Verkleidet sind sie dabei als Ritter, Skelette und sogar Riesenpuppen. Den Sound bestimmen zunächst Dudelsäcke und Trommeln. Wobei das ganze aber alles halb so gruselig ist wie die Zombiepartys im Land, darunter in der weit entfernten Stadt Granada.

Was ist da hinter der Fensterscheibe?

Schließlich dann am Flussufer der Schauerhauptteil. Dabei kommen die Kostproben von Bécquer in voller Länge zum Einsatz. Kostprobe:

„In der Nacht auf Allerseelen weckte mich etwas. Ich weiß nicht, wie spät es schon war. Das Geläute der Kirchenglocken, bei ihrem langgezogenen Schall musste ich unwillkürlich an eine Geschichte denken, die ich kürzlich in Soria hörte. Zugetragen hat sie sich ebenda, wo sie mir erzählt worden ist. Als ich sie niederschrieb, wandte ich jedesmal, wenn es an die Fensterscheiben polterte, erschreckt den Kopf. Es war aber wohl nur der kalte Nachtwind, der sich gegen die Balkontüren warf.“

Schauerromantik pur also. So ganz im Stil des Wahnsinns, wie es auch der Zeitgenosse Edgar Allen Poe etwa mit Der Rabe zu Papier brachte.

Als Abschluss der Gruselzeremonie am Fluss Duero gibt es übrigens noch ein Konzert, das die Gemüter wieder beruhigen soll. Renaissance-Musik. Ausländer besuchen Soria zu diesen Festtagen nur sehr selten. Grund: kennt kaum einer.

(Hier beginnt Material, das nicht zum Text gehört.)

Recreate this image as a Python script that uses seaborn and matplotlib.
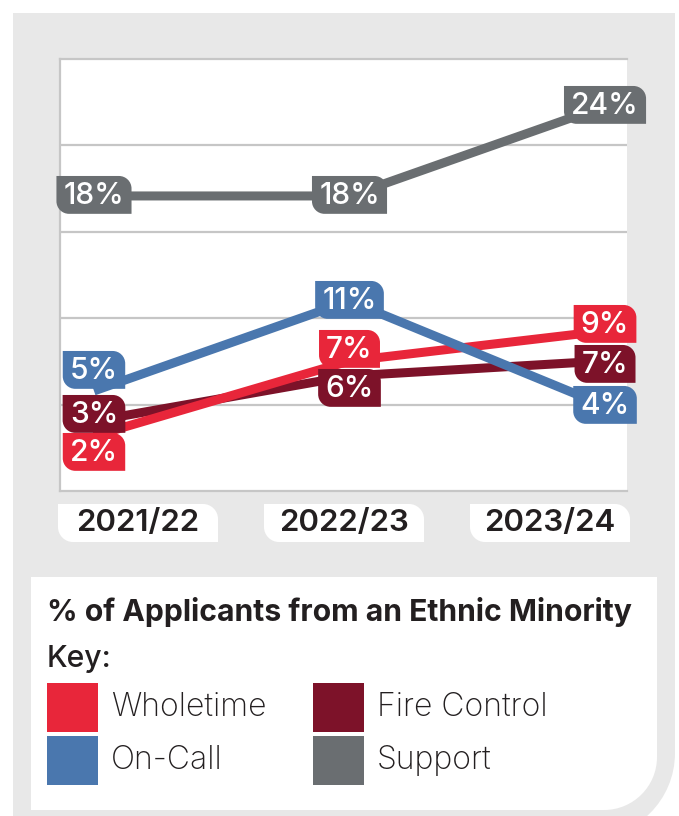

Unter Fiestas in Spanien steht dieses Event deutlich im Schatten der San Fermines, der Tomatenschlacht und des Feuerfests in Valencia.Soria selbst ist mit nur 40.000 Einwohnern eine der kleisten Provinzhauptstädte des Landes. Spanier lieben die lokale Küche. Vor allem die Trüffel der Umgebung sind gefragt. So sehr, dass so einige aus Frankreich exportierten Edelpilze in Wahrheit aus Spanien stammen sollen. Auch ganz schön gruselig, oder?